To overcome this, we propose the use of ``SoC blocks'' (SoCks): a lightweight, modular, and scalable build framework for SoC images. SoCks introduces an abstraction layer that organizes the system into a set of fundamental components, such as bootloaders, operating system (OS) kernels, file systems, and FPGA firmware. These components are declared in such a way that their interdependencies are minimized. In a typical AMD-Xilinx ZynqMP UltraScale+ SoC image, this approach results in only around ten essential build units. Unlike previous approaches, SoCks aims to build these components in isolation while maintaining clearly defined interfaces between them. This modularity allows the components to be maintained, tested, and reused more effectively. Encapsulation reduces system complexity and simplifies swapping between different component versions, such as the embedded Linux OS.
To guarantee a well-defined build environment with all required toolchains and dependencies for every component, SoCks supports a container-based build approach. The required containers can be created automatically by SoCks or provided by the user. The resulting separation of build environment and host system, together with the aforementioned encapsulation of the individual components, opens up a multitude of new possibilities. During local development, the developer is free to choose their host system and does not have to set up a development environment. Decentralized and automated validation and testing also benefit from the containerization support of SoCks through continuous integration and continuous deployment (CI/CD) practices. When these features are combined, a decentralized and partially automated development flow can be established. With this approach, only units that are the subject of current development are built locally. The remaining software and firmware components are automatically downloaded from a CI/CD pipeline and integrated into the building process, thereby significantly reducing build time, saving storage space, and reducing the number of required licenses.
This contribution will detail the process used by SoCks to build complete images for heterogeneous SoC devices.
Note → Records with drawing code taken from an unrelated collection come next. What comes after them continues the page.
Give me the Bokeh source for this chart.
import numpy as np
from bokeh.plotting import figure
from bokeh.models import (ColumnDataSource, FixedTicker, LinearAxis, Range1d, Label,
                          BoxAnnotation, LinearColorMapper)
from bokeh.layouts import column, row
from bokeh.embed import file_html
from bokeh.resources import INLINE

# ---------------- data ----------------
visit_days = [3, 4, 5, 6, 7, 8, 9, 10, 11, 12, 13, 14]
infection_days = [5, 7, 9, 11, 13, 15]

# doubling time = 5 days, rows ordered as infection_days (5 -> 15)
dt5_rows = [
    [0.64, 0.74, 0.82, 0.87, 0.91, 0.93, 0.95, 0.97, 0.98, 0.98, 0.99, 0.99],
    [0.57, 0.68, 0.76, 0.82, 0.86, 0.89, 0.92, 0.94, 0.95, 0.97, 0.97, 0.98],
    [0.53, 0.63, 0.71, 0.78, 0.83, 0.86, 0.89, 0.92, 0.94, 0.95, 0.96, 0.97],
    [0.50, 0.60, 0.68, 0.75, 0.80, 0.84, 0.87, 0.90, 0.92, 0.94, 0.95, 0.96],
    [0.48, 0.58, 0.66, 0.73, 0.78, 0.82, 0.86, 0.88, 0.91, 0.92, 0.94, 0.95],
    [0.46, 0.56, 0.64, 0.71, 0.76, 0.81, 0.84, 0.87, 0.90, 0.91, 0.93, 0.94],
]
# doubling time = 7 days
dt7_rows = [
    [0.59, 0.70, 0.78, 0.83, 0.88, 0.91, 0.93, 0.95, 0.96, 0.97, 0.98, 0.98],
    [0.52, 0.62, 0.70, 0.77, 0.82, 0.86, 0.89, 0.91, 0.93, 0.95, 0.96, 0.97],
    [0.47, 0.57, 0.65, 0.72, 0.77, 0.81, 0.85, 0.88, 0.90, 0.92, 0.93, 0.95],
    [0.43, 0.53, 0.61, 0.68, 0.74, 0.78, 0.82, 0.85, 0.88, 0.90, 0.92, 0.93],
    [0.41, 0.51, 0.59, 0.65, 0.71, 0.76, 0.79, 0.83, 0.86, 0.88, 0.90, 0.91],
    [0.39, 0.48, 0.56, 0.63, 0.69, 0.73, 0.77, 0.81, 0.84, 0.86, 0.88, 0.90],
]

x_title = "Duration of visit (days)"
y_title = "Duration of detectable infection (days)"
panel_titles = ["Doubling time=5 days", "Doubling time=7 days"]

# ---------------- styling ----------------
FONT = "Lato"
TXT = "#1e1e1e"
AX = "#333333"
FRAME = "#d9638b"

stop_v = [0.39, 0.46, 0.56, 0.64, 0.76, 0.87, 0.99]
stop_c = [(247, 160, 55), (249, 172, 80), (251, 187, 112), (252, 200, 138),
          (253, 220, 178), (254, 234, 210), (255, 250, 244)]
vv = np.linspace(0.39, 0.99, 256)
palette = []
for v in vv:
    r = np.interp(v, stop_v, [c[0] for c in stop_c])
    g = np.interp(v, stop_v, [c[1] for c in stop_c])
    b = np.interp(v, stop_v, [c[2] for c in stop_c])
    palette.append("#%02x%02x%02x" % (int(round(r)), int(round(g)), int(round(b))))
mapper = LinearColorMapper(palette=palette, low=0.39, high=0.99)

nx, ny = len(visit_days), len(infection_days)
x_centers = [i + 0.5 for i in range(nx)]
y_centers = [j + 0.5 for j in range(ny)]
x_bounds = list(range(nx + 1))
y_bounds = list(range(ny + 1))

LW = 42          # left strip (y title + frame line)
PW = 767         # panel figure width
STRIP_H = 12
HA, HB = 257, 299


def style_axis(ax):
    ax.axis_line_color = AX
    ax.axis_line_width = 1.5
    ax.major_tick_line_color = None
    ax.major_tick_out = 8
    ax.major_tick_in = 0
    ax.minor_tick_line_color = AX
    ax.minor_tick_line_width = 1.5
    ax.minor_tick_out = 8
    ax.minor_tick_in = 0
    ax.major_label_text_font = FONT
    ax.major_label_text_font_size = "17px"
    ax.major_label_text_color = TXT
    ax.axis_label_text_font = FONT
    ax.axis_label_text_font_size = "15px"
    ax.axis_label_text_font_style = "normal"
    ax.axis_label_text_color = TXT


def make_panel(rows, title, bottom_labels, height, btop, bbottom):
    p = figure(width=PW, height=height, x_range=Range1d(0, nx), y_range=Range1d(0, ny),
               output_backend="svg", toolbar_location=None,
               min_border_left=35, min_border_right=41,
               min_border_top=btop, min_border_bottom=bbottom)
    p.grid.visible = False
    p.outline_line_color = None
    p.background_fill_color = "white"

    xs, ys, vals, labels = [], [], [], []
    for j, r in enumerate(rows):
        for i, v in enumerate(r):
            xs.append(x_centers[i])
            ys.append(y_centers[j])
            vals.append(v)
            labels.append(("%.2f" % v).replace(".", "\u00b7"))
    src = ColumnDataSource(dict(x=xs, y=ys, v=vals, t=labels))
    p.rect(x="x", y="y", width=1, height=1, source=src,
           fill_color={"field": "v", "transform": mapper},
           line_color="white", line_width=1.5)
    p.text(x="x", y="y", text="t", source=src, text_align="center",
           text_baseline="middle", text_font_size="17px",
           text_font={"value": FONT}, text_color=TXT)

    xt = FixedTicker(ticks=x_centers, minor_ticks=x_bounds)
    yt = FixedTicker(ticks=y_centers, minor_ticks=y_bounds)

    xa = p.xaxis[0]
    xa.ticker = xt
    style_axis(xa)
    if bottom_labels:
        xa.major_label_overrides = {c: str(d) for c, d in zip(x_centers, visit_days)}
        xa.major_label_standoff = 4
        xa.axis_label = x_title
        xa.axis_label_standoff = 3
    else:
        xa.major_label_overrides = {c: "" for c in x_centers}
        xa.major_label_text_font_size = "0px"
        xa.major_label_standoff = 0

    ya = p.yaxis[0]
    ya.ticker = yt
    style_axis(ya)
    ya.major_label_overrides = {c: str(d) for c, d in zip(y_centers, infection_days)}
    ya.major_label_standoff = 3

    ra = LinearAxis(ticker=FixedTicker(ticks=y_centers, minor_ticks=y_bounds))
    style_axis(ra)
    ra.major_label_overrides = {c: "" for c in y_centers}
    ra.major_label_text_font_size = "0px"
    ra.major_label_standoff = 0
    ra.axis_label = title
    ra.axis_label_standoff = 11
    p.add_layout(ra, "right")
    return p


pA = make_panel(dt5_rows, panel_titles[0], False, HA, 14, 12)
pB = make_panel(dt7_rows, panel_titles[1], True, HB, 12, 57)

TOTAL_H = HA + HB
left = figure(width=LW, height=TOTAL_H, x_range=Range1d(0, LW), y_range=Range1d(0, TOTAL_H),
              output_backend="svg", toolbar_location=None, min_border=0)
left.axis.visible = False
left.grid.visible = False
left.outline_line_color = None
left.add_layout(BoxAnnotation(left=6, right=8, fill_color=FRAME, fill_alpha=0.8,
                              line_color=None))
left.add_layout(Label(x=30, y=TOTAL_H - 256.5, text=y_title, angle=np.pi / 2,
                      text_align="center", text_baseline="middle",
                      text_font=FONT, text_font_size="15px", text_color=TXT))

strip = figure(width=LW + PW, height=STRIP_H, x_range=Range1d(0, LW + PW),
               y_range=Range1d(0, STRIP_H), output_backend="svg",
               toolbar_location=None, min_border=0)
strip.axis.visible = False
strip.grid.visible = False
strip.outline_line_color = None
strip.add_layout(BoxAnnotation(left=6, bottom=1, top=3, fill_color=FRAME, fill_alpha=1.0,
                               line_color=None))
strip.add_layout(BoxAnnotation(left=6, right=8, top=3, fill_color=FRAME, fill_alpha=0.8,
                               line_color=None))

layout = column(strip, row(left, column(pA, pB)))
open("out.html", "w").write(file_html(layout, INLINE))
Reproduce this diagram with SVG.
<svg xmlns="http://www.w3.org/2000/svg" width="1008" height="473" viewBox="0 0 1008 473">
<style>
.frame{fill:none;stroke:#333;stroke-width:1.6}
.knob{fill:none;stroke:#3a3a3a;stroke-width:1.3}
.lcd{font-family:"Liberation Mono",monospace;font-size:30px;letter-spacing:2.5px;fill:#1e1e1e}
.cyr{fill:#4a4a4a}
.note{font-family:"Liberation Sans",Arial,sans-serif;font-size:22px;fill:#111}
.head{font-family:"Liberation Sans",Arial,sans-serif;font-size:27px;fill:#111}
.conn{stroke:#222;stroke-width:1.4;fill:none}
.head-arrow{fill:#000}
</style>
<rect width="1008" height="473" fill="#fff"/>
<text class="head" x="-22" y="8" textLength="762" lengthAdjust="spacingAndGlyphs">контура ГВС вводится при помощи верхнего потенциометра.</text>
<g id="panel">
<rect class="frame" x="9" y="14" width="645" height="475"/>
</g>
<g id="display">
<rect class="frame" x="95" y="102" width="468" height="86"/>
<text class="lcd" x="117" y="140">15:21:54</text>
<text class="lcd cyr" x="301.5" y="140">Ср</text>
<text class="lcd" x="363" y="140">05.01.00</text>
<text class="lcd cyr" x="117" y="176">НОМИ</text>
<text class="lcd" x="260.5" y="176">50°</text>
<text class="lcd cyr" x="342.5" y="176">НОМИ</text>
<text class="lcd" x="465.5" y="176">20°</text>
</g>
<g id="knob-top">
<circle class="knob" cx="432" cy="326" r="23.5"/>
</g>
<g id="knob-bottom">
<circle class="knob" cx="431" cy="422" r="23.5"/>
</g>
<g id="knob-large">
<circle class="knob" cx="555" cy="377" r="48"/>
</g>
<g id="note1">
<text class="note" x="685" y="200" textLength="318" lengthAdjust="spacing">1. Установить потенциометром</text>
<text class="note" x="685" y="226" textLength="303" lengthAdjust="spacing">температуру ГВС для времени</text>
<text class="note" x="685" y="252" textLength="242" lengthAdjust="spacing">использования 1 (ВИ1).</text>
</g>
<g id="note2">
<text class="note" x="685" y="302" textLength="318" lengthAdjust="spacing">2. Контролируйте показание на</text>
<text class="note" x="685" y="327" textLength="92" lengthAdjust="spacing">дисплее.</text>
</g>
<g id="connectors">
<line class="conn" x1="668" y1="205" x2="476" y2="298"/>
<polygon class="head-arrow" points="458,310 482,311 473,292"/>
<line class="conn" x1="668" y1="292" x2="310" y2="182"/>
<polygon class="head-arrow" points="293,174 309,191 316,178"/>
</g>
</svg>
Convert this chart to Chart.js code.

We will outline all necessary input files, showcase the well-defined interfaces between modules, and highlight the configuration possibilities available for individual modules. A brief comparison to the Yocto build flow will further illustrate the massive simplification achieved by SoCks, demonstrating how the abstraction layer dramatically reduces complexity without sacrificing flexibility. Furthermore, SoCks has been successfully used to build images for various evaluation cards and for the Serenity-S ATCA board, which is used in several sub-detector systems at CMS.